По сути, о том же — всеобщности, теургии, священном сверхчеловечестве — говорил и главный бетховенский монумент европейского ар-нуво, эфемерный, но незабываемый: «Бетховенская выставка» Венского сецессиона (1902). Тридцать художников под управлением Йозефа Хоффмана создали изысканнейшее капище, посвященное композитору. Как положено гезамткунстверку, здесь было все. И прохлада общего архитектурного решения, минималистичного до сухости и все же неуловимо манерного. И героическая строгость декора. И неприкрытая китчевость главного объекта — скульптуры Макса Клингера, изображавшей Бетховена полунагим античным богом.
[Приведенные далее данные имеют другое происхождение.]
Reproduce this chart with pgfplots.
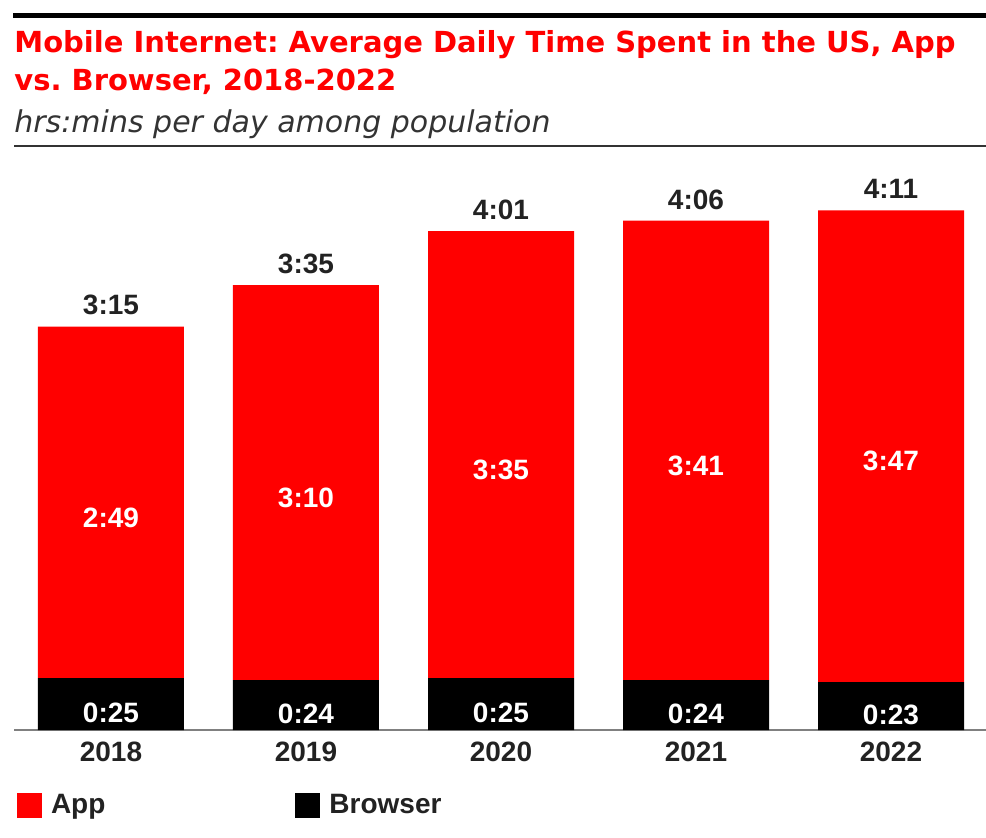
\documentclass[border=0pt]{standalone}
\usepackage{pgfplots}
\pgfplotsset{compat=1.18}
\usepackage{pgfplotstable}
\usepackage{fontspec}
\setmainfont{Liberation Sans}
\newfontfamily\titlefont{DejaVu Sans}
\frenchspacing
\definecolor{emred}{HTML}{FF0000}
\definecolor{txt}{HTML}{222222}
\definecolor{sub}{HTML}{333333}

\pgfplotstableread{
x browser app
0 25 169
1 24 190
2 25 215
3 24 221
4 23 227
}\datatable

\pgfplotstableread{
x y lab
0 194 3:15
1 214 3:35
2 240 4:01
3 245 4:06
4 250 4:11
}\totals

\pgfplotstableread{
x y lab
0 109.5 2:49
1 119.0 3:10
2 132.5 3:35
3 134.5 3:41
4 136.5 3:47
}\applab

\pgfplotstableread{
x y lab
0 12.5 0:25
1 12.0 0:24
2 12.5 0:25
3 12.0 0:24
4 11.5 0:23
}\browlab

\pgfplotsset{base/.style={scale only axis, width=486pt, height=290pt,
  xmin=-0.4974, xmax=4.4872, ymin=0, ymax=279,
  at={(7pt,-365pt)}, anchor=south west, clip=false}}

\newcommand{\lblfont}{\bfseries\fontsize{14}{16}\selectfont}

\begin{document}
\begin{tikzpicture}
\useasboundingbox (0pt,0pt) rectangle (493pt,-418.5pt);
\draw[line width=2.5pt, black] (6.5pt,-7.75pt) -- (493pt,-7.75pt);
\node[anchor=base west, inner sep=0pt, text=emred, font=\titlefont\bfseries\fontsize{14.5}{18}\selectfont] at (7pt,-26pt) {Mobile Internet: Average Daily Time Spent in the US, App};
\node[anchor=base west, inner sep=0pt, text=emred, font=\titlefont\bfseries\fontsize{14.5}{18}\selectfont] at (7pt,-45pt) {vs. Browser, 2018-2022};
\node[anchor=base west, inner sep=0pt, text=sub, font=\titlefont\itshape\fontsize{15}{17}\selectfont] at (7pt,-66.3pt) {hrs:mins per day among population};
\draw[line width=1pt, sub] (7pt,-72.75pt) -- (493pt,-72.75pt);

\begin{axis}[base, ybar stacked, bar width=73pt,
  axis x line*=bottom, axis y line=none,
  x axis line style={draw=gray, line width=0.75pt},
  xtick={0,1,2,3,4}, xticklabels={2018,2019,2020,2021,2022},
  major tick length=0pt, ytick=\empty,
  xticklabel style={font=\lblfont, text=txt, inner sep=0pt, yshift=-6pt},
  reverse legend, legend columns=2,
  legend image code/.code={\fill[#1] (0pt,-6.25pt) rectangle (12.5pt,6.25pt);},
  legend style={at={(0.0031,-0.1293)}, anchor=west, draw=none, fill=none,
    inner sep=0pt, outer sep=0pt,
    nodes={inner sep=0pt, font=\lblfont, text=txt},
    /tikz/every odd column/.append style={column sep=4.5pt},
    /tikz/every even column/.append style={column sep=95pt}},
]
\addplot[fill=black, draw=none] table[x=x,y=browser]{\datatable};
\addplot[fill=emred, draw=none] table[x=x,y=app]{\datatable};
\legend{Browser, App}
\end{axis}

\begin{axis}[base, hide axis]
\addplot[only marks, mark=none, nodes near coords, point meta=explicit symbolic,
  nodes near coords style={font=\lblfont, text=txt, anchor=south, inner sep=0pt, yshift=5.5pt}]
  table[x=x,y=y,meta=lab]{\totals};
\addplot[only marks, mark=none, nodes near coords, point meta=explicit symbolic,
  nodes near coords style={font=\lblfont, text=white, anchor=center, inner sep=0pt, yshift=-7.5pt}]
  table[x=x,y=y,meta=lab]{\applab};
\addplot[only marks, mark=none, nodes near coords, point meta=explicit symbolic,
  nodes near coords style={font=\lblfont, text=white, anchor=center, inner sep=0pt, yshift=-4.25pt}]
  table[x=x,y=y,meta=lab]{\browlab};
\end{axis}
\end{tikzpicture}
\end{document}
И, наконец, почти экспрессионистская пугающая аллегорика знаменитого «Бетховенского фриза», написанного Густавом Климтом и посвященного «Оде к радости». Создатели, естественно, и подумать не могли, что вскорости дионисийская «мистерия всенародного действа» разыграется в виде военно-революционных катастроф — а прочие черты модернистского образа Бетховена будут востребованы в идеологиях ХХ века самым превратным образом.
Бетховен коммунистов
В Советской России долго подбирать ключ к Бетховену не пришлось: нормативное преклонение перед великим классиком и ощущение необходимости его музыки для великого дела пролетарской революции явились практически сразу же. Уже первая годовщина Октября отмечалась праздничным исполнением Девятой симфонии и оперы «Фиделио», к которой, правда, немножко на манер оперных апофеозов XVIII века был приделан сложный финал, включавший исполнение траурного марша из «Героической симфонии», «Марсельезы» и «Интернационала».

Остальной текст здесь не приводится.